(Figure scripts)
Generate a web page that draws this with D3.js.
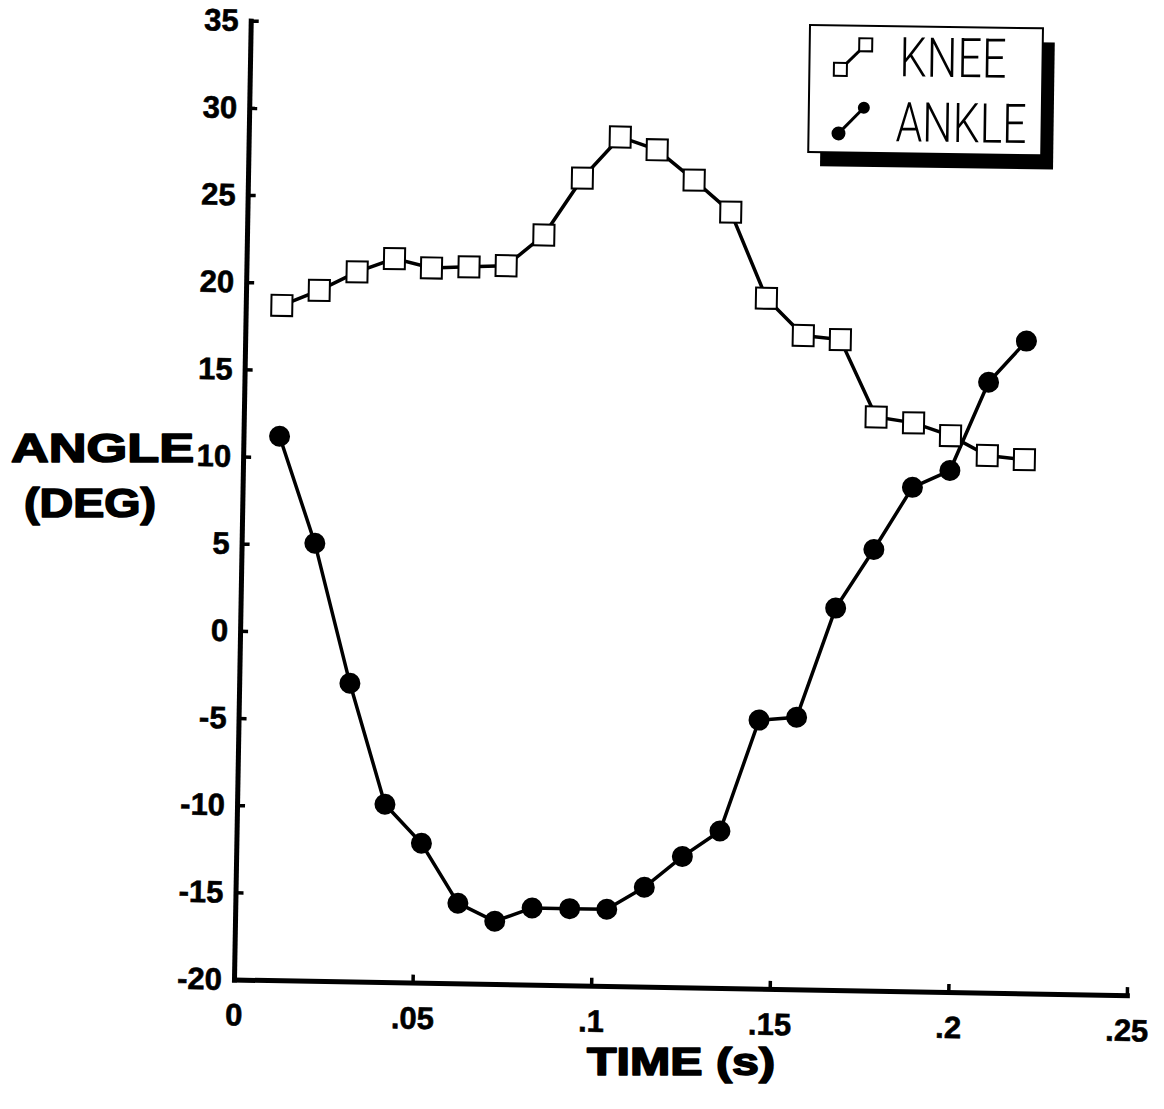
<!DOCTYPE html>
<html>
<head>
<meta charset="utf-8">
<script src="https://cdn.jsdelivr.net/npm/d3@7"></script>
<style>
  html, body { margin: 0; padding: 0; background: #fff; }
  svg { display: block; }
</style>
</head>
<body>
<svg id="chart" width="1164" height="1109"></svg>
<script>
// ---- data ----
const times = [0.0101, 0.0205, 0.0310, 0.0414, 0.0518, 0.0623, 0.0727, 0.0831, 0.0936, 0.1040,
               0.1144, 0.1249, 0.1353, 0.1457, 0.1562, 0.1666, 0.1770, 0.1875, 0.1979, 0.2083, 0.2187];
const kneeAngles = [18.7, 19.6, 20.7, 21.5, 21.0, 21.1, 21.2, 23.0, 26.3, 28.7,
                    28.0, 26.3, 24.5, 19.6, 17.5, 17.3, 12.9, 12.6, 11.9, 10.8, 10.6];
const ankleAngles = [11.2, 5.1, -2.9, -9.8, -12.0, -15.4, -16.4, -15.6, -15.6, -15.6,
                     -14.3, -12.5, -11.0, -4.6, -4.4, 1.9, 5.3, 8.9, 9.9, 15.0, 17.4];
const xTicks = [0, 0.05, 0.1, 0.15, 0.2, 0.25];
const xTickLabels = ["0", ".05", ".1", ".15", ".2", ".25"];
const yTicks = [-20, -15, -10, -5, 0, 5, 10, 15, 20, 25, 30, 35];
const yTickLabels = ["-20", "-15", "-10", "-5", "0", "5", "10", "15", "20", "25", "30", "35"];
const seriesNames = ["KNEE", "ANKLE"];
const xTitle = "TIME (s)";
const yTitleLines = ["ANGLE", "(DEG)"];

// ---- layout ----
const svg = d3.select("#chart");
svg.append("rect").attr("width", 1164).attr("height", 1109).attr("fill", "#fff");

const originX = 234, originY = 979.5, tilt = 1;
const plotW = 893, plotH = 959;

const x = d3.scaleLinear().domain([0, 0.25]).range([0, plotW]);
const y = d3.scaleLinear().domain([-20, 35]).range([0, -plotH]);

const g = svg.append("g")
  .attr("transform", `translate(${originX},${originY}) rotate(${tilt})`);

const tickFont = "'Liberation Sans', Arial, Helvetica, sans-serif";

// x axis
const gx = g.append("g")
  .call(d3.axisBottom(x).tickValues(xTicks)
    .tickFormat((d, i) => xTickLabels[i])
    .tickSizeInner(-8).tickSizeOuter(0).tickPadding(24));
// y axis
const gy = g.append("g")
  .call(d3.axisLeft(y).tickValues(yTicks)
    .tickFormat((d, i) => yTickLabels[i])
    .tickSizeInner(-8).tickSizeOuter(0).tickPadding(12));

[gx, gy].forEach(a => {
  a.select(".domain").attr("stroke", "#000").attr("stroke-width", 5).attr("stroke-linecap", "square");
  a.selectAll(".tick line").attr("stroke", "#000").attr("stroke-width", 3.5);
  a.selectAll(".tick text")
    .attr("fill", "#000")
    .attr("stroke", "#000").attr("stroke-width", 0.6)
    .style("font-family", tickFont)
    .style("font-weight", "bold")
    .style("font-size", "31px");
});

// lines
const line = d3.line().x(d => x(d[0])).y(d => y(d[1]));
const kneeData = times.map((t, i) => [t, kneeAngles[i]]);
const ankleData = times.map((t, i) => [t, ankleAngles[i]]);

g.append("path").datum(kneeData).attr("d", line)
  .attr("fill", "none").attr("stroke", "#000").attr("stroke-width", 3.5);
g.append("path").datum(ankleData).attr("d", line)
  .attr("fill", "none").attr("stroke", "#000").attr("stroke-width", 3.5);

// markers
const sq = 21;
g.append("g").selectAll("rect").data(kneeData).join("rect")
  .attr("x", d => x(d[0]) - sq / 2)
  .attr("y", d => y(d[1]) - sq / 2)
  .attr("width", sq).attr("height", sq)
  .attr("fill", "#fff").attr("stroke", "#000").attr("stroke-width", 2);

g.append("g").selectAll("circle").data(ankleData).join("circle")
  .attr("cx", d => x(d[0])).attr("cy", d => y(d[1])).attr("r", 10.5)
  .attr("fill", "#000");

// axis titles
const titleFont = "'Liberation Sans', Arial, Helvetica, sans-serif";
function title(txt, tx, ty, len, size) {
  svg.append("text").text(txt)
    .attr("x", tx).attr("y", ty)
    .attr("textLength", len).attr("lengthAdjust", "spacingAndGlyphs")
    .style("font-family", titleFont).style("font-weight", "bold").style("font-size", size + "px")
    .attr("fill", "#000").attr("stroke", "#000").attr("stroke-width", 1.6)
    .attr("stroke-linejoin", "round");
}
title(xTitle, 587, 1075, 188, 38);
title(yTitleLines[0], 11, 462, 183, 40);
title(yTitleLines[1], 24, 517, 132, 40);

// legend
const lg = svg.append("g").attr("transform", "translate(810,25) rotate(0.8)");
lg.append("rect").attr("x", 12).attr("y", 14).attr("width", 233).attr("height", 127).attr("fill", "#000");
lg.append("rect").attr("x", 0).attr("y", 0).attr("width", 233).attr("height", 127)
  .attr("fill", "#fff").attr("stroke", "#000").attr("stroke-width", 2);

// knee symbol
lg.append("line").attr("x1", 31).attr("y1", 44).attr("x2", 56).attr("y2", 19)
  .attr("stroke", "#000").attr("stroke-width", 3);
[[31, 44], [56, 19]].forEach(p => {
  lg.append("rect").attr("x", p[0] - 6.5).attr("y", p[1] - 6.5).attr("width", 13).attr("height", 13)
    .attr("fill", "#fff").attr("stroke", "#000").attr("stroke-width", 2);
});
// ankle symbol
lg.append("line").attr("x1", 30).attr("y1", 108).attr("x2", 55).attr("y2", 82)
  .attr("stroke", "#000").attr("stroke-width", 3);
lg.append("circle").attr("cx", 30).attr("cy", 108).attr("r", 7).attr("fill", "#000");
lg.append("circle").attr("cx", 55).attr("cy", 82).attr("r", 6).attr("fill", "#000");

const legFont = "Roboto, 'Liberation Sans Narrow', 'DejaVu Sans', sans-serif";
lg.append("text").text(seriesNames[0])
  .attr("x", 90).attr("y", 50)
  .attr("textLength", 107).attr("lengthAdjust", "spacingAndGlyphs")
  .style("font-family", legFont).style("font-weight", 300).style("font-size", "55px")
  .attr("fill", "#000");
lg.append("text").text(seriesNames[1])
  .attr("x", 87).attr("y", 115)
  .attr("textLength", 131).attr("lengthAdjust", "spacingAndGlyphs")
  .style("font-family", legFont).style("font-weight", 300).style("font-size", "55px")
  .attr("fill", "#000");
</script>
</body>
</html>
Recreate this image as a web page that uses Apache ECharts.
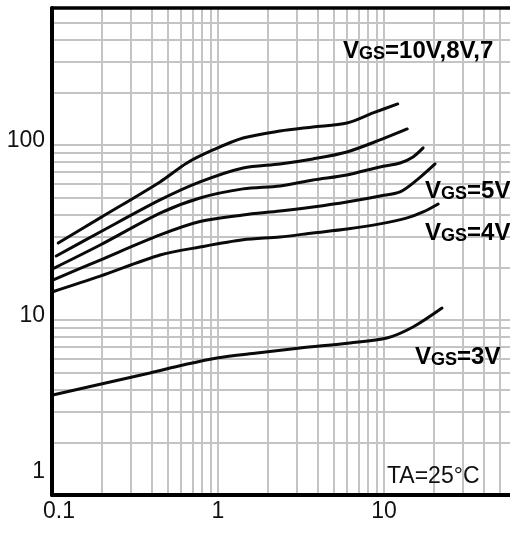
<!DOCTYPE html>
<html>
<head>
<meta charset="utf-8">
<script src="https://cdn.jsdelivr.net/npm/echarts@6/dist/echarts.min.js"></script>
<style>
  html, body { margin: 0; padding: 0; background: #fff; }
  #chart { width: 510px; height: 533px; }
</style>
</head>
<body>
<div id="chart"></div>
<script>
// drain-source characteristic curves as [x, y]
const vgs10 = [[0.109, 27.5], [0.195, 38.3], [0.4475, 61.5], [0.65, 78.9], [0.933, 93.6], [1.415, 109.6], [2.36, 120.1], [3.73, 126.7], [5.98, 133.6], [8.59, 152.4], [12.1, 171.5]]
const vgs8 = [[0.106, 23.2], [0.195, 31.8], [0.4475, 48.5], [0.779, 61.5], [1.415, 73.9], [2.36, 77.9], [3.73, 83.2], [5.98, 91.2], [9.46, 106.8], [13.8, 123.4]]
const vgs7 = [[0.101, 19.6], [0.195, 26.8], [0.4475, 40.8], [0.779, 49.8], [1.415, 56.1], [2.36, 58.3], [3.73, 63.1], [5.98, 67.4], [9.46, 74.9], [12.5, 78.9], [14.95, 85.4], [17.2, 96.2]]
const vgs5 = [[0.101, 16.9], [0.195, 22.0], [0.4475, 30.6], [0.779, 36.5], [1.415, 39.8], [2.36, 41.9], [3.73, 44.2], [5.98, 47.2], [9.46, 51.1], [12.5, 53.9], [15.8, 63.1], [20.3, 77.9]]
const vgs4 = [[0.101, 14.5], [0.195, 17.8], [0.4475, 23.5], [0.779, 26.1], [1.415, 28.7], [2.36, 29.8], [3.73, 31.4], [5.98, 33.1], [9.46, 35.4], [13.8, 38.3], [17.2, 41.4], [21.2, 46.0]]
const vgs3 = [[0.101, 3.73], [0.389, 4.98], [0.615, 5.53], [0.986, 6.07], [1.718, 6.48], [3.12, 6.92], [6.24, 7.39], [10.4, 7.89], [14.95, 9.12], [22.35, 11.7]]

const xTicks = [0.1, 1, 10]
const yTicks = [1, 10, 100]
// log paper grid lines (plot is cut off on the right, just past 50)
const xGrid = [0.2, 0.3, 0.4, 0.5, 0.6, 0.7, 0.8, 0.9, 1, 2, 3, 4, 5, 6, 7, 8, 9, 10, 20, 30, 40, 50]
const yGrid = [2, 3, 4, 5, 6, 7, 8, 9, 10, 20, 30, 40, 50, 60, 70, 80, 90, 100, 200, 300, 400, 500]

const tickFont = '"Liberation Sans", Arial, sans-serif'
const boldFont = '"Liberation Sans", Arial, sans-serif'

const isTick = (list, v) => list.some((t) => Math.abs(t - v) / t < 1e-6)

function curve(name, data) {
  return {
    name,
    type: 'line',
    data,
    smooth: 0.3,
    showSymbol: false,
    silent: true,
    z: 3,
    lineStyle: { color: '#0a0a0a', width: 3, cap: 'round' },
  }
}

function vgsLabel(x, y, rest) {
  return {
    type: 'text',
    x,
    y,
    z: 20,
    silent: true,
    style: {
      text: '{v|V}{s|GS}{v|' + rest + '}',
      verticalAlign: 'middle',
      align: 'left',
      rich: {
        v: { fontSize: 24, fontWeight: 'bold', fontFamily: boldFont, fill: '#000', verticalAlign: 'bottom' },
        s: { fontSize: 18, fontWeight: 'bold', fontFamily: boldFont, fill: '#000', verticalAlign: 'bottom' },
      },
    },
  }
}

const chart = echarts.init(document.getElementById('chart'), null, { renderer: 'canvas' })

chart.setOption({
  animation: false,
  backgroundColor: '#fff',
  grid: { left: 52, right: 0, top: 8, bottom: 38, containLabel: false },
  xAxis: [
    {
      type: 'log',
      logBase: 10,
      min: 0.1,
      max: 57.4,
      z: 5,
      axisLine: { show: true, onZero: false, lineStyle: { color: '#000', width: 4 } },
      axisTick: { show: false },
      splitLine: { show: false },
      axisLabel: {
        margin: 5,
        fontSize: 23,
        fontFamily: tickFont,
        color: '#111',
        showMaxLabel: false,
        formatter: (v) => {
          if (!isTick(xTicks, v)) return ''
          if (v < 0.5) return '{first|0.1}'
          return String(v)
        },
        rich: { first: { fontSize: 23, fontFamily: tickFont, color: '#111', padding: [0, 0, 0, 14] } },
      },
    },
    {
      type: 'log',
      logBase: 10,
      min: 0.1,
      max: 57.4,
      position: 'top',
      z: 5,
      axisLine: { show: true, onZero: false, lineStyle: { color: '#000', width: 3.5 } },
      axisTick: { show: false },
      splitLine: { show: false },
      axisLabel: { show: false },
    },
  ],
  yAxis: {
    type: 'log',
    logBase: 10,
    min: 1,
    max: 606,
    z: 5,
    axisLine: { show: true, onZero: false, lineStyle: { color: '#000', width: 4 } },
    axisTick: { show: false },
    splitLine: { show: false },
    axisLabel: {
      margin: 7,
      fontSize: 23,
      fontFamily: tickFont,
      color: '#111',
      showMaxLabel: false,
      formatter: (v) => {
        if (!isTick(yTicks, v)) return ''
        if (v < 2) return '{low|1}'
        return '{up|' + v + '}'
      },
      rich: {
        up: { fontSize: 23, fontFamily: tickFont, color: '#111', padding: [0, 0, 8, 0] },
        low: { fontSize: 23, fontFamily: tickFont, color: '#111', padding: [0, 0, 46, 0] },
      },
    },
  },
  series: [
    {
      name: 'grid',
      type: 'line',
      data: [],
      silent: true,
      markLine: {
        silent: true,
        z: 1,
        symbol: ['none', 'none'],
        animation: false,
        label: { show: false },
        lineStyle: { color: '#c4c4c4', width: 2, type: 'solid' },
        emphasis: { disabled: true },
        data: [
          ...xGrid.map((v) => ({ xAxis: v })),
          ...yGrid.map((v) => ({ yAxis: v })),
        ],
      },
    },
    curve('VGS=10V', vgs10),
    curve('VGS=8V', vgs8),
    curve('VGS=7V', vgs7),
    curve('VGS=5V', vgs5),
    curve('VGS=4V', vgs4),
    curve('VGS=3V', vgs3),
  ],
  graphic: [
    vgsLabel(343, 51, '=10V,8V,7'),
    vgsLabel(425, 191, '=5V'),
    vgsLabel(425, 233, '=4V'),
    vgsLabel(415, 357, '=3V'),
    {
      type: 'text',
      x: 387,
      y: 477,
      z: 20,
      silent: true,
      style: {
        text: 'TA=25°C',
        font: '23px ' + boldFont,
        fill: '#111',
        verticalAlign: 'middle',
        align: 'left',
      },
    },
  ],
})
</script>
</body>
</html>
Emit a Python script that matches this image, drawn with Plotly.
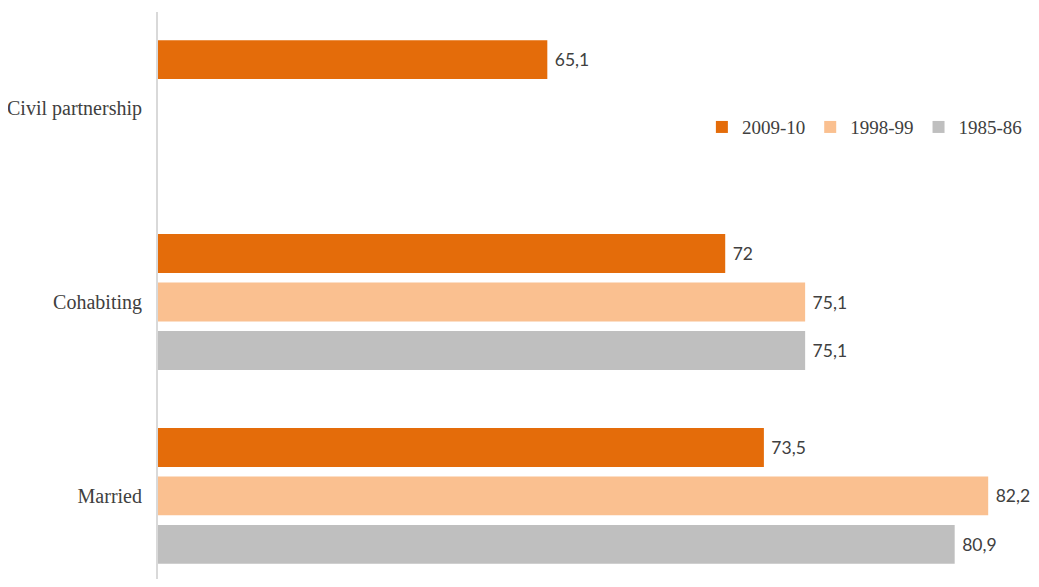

*WHAT NEEDS TO BE DONE:*
Pictures are excluded; extract exactly the lines from the start of the data through the line that holds "const plotW = 893, plotH = 959;", both ends included.

*FINISHED ANSWER:*
Generate a web page that draws this with D3.js.
<!DOCTYPE html>
<html>
<head>
<meta charset="utf-8">
<script src="https://cdn.jsdelivr.net/npm/d3@7"></script>
<style>
  html, body { margin: 0; padding: 0; background: #fff; }
  svg { display: block; }
</style>
</head>
<body>
<svg id="chart" width="1164" height="1109"></svg>
<script>
// ---- data ----
const times = [0.0101, 0.0205, 0.0310, 0.0414, 0.0518, 0.0623, 0.0727, 0.0831, 0.0936, 0.1040,
               0.1144, 0.1249, 0.1353, 0.1457, 0.1562, 0.1666, 0.1770, 0.1875, 0.1979, 0.2083, 0.2187];
const kneeAngles = [18.7, 19.6, 20.7, 21.5, 21.0, 21.1, 21.2, 23.0, 26.3, 28.7,
                    28.0, 26.3, 24.5, 19.6, 17.5, 17.3, 12.9, 12.6, 11.9, 10.8, 10.6];
const ankleAngles = [11.2, 5.1, -2.9, -9.8, -12.0, -15.4, -16.4, -15.6, -15.6, -15.6,
                     -14.3, -12.5, -11.0, -4.6, -4.4, 1.9, 5.3, 8.9, 9.9, 15.0, 17.4];
const xTicks = [0, 0.05, 0.1, 0.15, 0.2, 0.25];
const xTickLabels = ["0", ".05", ".1", ".15", ".2", ".25"];
const yTicks = [-20, -15, -10, -5, 0, 5, 10, 15, 20, 25, 30, 35];
const yTickLabels = ["-20", "-15", "-10", "-5", "0", "5", "10", "15", "20", "25", "30", "35"];
const seriesNames = ["KNEE", "ANKLE"];
const xTitle = "TIME (s)";
const yTitleLines = ["ANGLE", "(DEG)"];

// ---- layout ----
const svg = d3.select("#chart");
svg.append("rect").attr("width", 1164).attr("height", 1109).attr("fill", "#fff");

const originX = 234, originY = 979.5, tilt = 1;
const plotW = 893, plotH = 959;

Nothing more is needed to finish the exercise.